Comment dans ces conditions demander au PM qui contresigne le décret de refaire tout le travail en amont avant d’apposer sa signature sous celui du PR qui s’est lui, fié a priori sur l’Administration?
Admettons qu’un PM tatillon s’aventure à contre-vérifier tout ce que les ministres préparent, quels seraient les délais de traitement des dossiers administratifs? Quelle serait l’utilité des nombreux attachés administratifs et autres conseillers que nous payons pour ce faire? Par ailleurs, on ne peut s’empêcher de s’interroger sur le caractère dangereux d’un tel raisonnement, un décideur serait responsable juridiquement nonobstant la faute individuelle dans la chaîne d’élaboration administrative? Cela veut dire que malgré un avis technique requis et soumis, un ministre serait responsable à raison d’une fausse déclaration sur des faits qu’il n’avait pas pour mission de constater?
Que le ministre de l’intérieur serait responsable d’avoir délivré un passeport sur la base d’un acte d’état civil basé sur de fausses représentations?
Qu’un notaire instrumentant serait responsable de poser un acte alors que son client aurait menti sur son état civil par exemple?
Qu’un ministre serait responsable suite à un mensonge dans une déclaration d’utilité publique?
Vois-tu ou cela nous mène?
Au delà de la personne de l’ancien premier ministre, admettant qu’il soit responsable même, peut-on lire son message au lieu de tirer sur le messager? Parce qu’après tout, le problème reste entier, l’État du Sénégal a contracté avec quelqu’un qui a un casier judiciaire, le triangle Petrotim-Timis-Kosmos comme celui des Bermudes laisse galoper nos imaginations sur des disparitions inexpliquées, tantôt il s’agit de nos milliards tantôt des sociétés off shore.

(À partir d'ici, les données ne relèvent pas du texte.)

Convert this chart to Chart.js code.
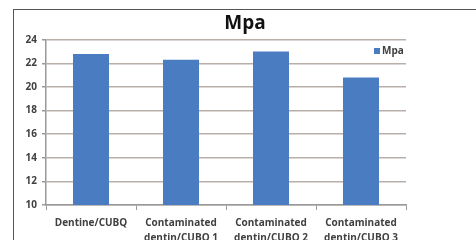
<!DOCTYPE html>
<html><head><meta charset="utf-8">
<script src="https://cdn.jsdelivr.net/npm/chart.js@4"></script>
<style>
html,body{margin:0;padding:0;background:#fff;overflow:hidden;width:476px;height:240px}
#frame{position:absolute;left:13px;top:9px;width:480px;height:250px;border-left:1.5px solid #555;border-top:1.5px solid #555;box-sizing:border-box}
#wrap{position:absolute;left:14px;top:10px;width:462px;height:240px}
</style></head>
<body>
<div id="frame"></div>
<div id="wrap"><canvas id="c"></canvas></div>
<script>
const categories = ["Dentine/CUBQ", ["Contaminated","dentin/CUBQ 1"], ["Contaminated","dentin/CUBQ 2"], ["Contaminated","dentin/CUBQ 3"]];
const seriesName = "Mpa";
const mpaValues = [22.8, 22.3, 23.0, 20.8];
const yTicks = [10, 12, 14, 16, 18, 20, 22, 24];

const barColor = '#4a7cc2';
const fontFam = '"Open Sans", "Liberation Sans", sans-serif';

const legendPlugin = {
  id: 'customLegend',
  afterDraw(chart) {
    const ctx = chart.ctx;
    const ds = chart.data.datasets[0];
    ctx.save();
    ctx.fillStyle = ds.backgroundColor;
    ctx.fillRect(360, 38, 6, 6);
    ctx.fillStyle = '#404040';
    ctx.font = 'bold 10px ' + fontFam;
    ctx.textBaseline = 'middle';
    ctx.textAlign = 'left';
    ctx.fillText(ds.label, 368, 41);
    ctx.restore();
  }
};

new Chart(document.getElementById('c'), {
  type: 'bar',
  data: {
    labels: categories,
    datasets: [{
      label: seriesName,
      data: mpaValues,
      backgroundColor: barColor,
      borderWidth: 0,
      categoryPercentage: 1,
      barPercentage: 0.4,
      yAxisID: 'y'
    }]
  },
  options: {
    responsive: true,
    maintainAspectRatio: false,
    animation: false,
    layout: { padding: 0 },
    plugins: {
      legend: { display: false },
      tooltip: { enabled: false },
      title: {
        display: true,
        text: seriesName,
        color: '#111',
        font: { family: fontFam, size: 19, weight: 'bold' },
        padding: { top: 2, bottom: 5 }
      }
    },
    scales: {
      x: {
        offset: true,
        grid: { display: true, drawOnChartArea: false, drawTicks: true, tickLength: 5, color: '#999', offset: true },
        border: { display: true, color: '#999', width: 1.5 },
        ticks: { color: '#404040', padding: 6, maxRotation: 0, autoSkip: false,
          font: { family: fontFam, size: 10, weight: 'bold', lineHeight: 1.5 } },
        afterFit(s) { s.height = 45; }
      },
      y: {
        min: 10, max: 24,
        afterBuildTicks(s) { s.ticks = yTicks.map(v => ({ value: v })); },
        grid: { color: '#b9afa9', lineWidth: 1.5, tickLength: 4, tickColor: '#999' },
        border: { display: true, color: '#999', width: 1.5 },
        ticks: { color: '#404040', padding: 5, font: { family: fontFam, size: 10, weight: 'bold' } },
        afterFit(s) { s.width = 32; }
      },
      yR: {
        position: 'right',
        display: true,
        grid: { display: false },
        border: { display: false },
        ticks: { display: false },
        afterFit(s) { s.width = 70; }
      }
    }
  },
  plugins: [legendPlugin]
});
</script>
</body></html>
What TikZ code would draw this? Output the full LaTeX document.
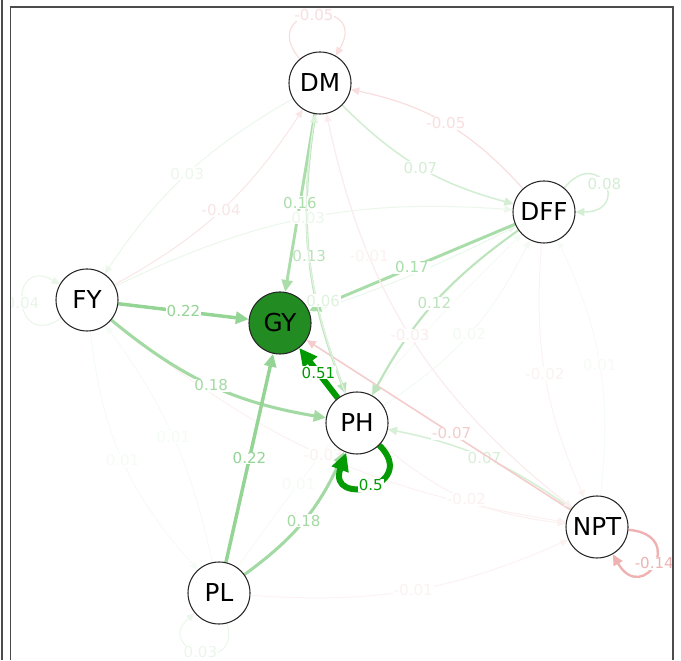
\documentclass[tikz,border=0pt]{standalone}
\usepackage{fontspec}
\setsansfont{DejaVu Sans}
\usetikzlibrary{arrows.meta,backgrounds}
\definecolor{posc}{HTML}{009900}
\definecolor{negc}{HTML}{C80000}
\definecolor{gynode}{HTML}{228B22}
\tikzset{
  var/.style={circle, draw=black!85, line width=0.8pt, fill=white, minimum size=46.5pt, inner sep=0pt, font=\sffamily\fontsize{18.5}{21}\selectfont},
  wt/.style={fill=white, inner sep=0.6pt, font=\sffamily\fontsize{11.3}{13}\selectfont},
  pe/.style 2 args={draw=posc!#1!white, text=posc!#1!white, line width=#2, -{Triangle[length=4.5pt 2, width=3.8pt 2]}},
  ne/.style 2 args={draw=negc!#1!white, text=negc!#1!white, line width=#2, -{Triangle[length=4.5pt 2, width=3.8pt 2]}},
  frame/.style={draw=black!70, line width=0.9pt},
}
\begin{document}
\begin{tikzpicture}[x=0.75pt,y=0.75pt]
\useasboundingbox (0,0) rectangle (681,660);
% variables
\node[var] (DM) at (320,577) {DM};
\node[var] (DFF) at (544,448) {DFF};
\node[var] (FY) at (87,360) {FY};
\node[var, fill=gynode] (GY) at (280,337) {GY};
\node[var] (PH) at (357,237) {PH};
\node[var] (NPT) at (597,133) {NPT};
\node[var] (PL) at (219,67) {PL};
\begin{scope}[on background layer]
\clip (10.5,0) rectangle (673,653);
% weak edges
\draw[pe={4}{0.75pt}] (FY) to[bend right=18] node[wt]{0.01} (PL);
\draw[pe={4}{0.75pt}] (PL) to[bend right=12] node[wt]{0.01} (FY);
\draw[pe={4}{0.75pt}] (PL) to[bend left=5] node[wt, pos=0.22]{0.01} (DFF);
\draw[ne={6}{0.75pt}] (FY) to[bend right=15] node[wt]{-0.03} (NPT);
\draw[pe={5}{0.75pt}] (PH) to[bend right=15] node[wt]{0.02} (DFF);
\draw[ne={5}{0.75pt}] (DFF) to[bend right=14] node[wt]{-0.02} (NPT);
\draw[pe={4}{0.75pt}] (NPT) to[bend right=16] node[wt]{0.01} (DFF);
\draw[ne={5}{0.75pt}] (PL) to[bend right=14] node[wt]{-0.01} (NPT);
\draw[ne={6}{0.75pt}] (PH) to[bend right=17] node[wt]{-0.02} (NPT);
\draw[pe={8}{0.75pt}] (DM) to[bend right=13] node[wt]{0.03} (FY);
\draw[ne={10}{0.75pt}] (FY) to[bend right=14] node[wt]{-0.04} (DM);
\draw[pe={8}{0.75pt}] (GY) to[bend right=4] (DFF);
% loops
\draw[ne={13}{0.9pt}] (DM) to[out=130,in=60,min distance=52pt] node[wt]{-0.05} (DM);
\draw[pe={17}{1.1pt}] (DFF) to[out=50,in=0,min distance=42pt] node[wt]{0.08} (DFF);
\draw[pe={9}{0.8pt}] (FY) to[out=215,in=150,min distance=45pt] node[wt]{0.04} (FY);
\draw[ne={30}{1.8pt}] (NPT) to[out=-5,in=-60,min distance=45pt] node[wt]{-0.14} (NPT);
\draw[pe={8}{0.8pt}] (PL) to[out=-75,in=-140,min distance=42pt] node[wt]{0.03} (PL);
% medium edges
\draw[ne={13}{0.9pt}] (DFF) to[bend right=18] node[wt]{-0.05} (DM);
\draw[pe={17}{1.2pt}] (DM) to[bend right=15] node[wt]{0.07} (DFF);
\draw[pe={16}{1.2pt}] (NPT) to[bend right=12] node[wt]{0.07} (PH);
\draw[ne={20}{1.2pt}] (NPT) -- node[wt, pos=0.45]{-0.07} (GY);
\draw[pe={26}{1.6pt}] (DFF) to[bend right=13] node[wt]{0.12} (PH);
\draw[pe={27}{1.7pt}] (DM) to[bend right=15] node[wt]{0.13} (PH);
\draw[pe={34}{2.2pt}] (DFF) -- node[wt]{0.17} (GY);
\draw[pe={33}{2.2pt}] (DM) -- node[wt]{0.16} (GY);
\draw[pe={36}{2.3pt}] (FY) to[bend right=15] node[wt]{0.18} (PH);
\draw[pe={36}{2.3pt}] (PL) to[bend right=15] node[wt]{0.18} (PH);
\draw[pe={42}{2.6pt}] (FY) -- node[wt]{0.22} (GY);
\draw[pe={42}{2.6pt}] (PL) -- node[wt]{0.22} (GY);
% faint edges whose labels sit on top
\draw[pe={8}{0.75pt}] (FY) to[bend left=15] node[wt]{0.03} (DFF);
\draw[ne={5}{0.75pt}] (DM) to[bend right=20] node[wt, pos=0.3]{-0.01} (NPT);
\draw[ne={7}{0.75pt}] (NPT) to[bend left=20] node[wt, pos=0.5]{-0.03} (DM);
\draw[pe={13}{1pt}] (PH) to[bend left=15] node[wt, pos=0.33, xshift=5pt]{0.06} (DM);
% strong edges
\draw[pe={100}{4.5pt}] (PH) -- node[wt]{0.51} (GY);
\draw[pe={98}{4.5pt}] (PH) to[out=-45,in=-110,min distance=44pt] node[wt]{0.5} (PH);
\end{scope}
% frame
\draw[frame] (2,0) -- (2,660);
\draw[frame] (10.5,0) -- (10.5,653) -- (673,653) -- (673,0);
\end{tikzpicture}
\end{document}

J’ai appris au moment d’écrire ces lignes que tu serais, un militant APR section Fouta, (ce qui reste à vérifier et sous réserve de rétractation), le cas échéant cela expliquerait cette ligne de défense au profit du gouvernement. Il y a pas de mal à militer dans un parti, cher ami, mais il ne faut pas que nous confondions les genres, assumons nos casquettes politiques sans nous appuyer sur nos titres académiques pour donner du poids à nos postures politiques. Bien entendu je suis ouvert aux arguments que tu voudras bien m’apporter pour justifier ton propos, le tout sans acrimonie et en toute amitié.
Maître Pape Kanté
Avocat!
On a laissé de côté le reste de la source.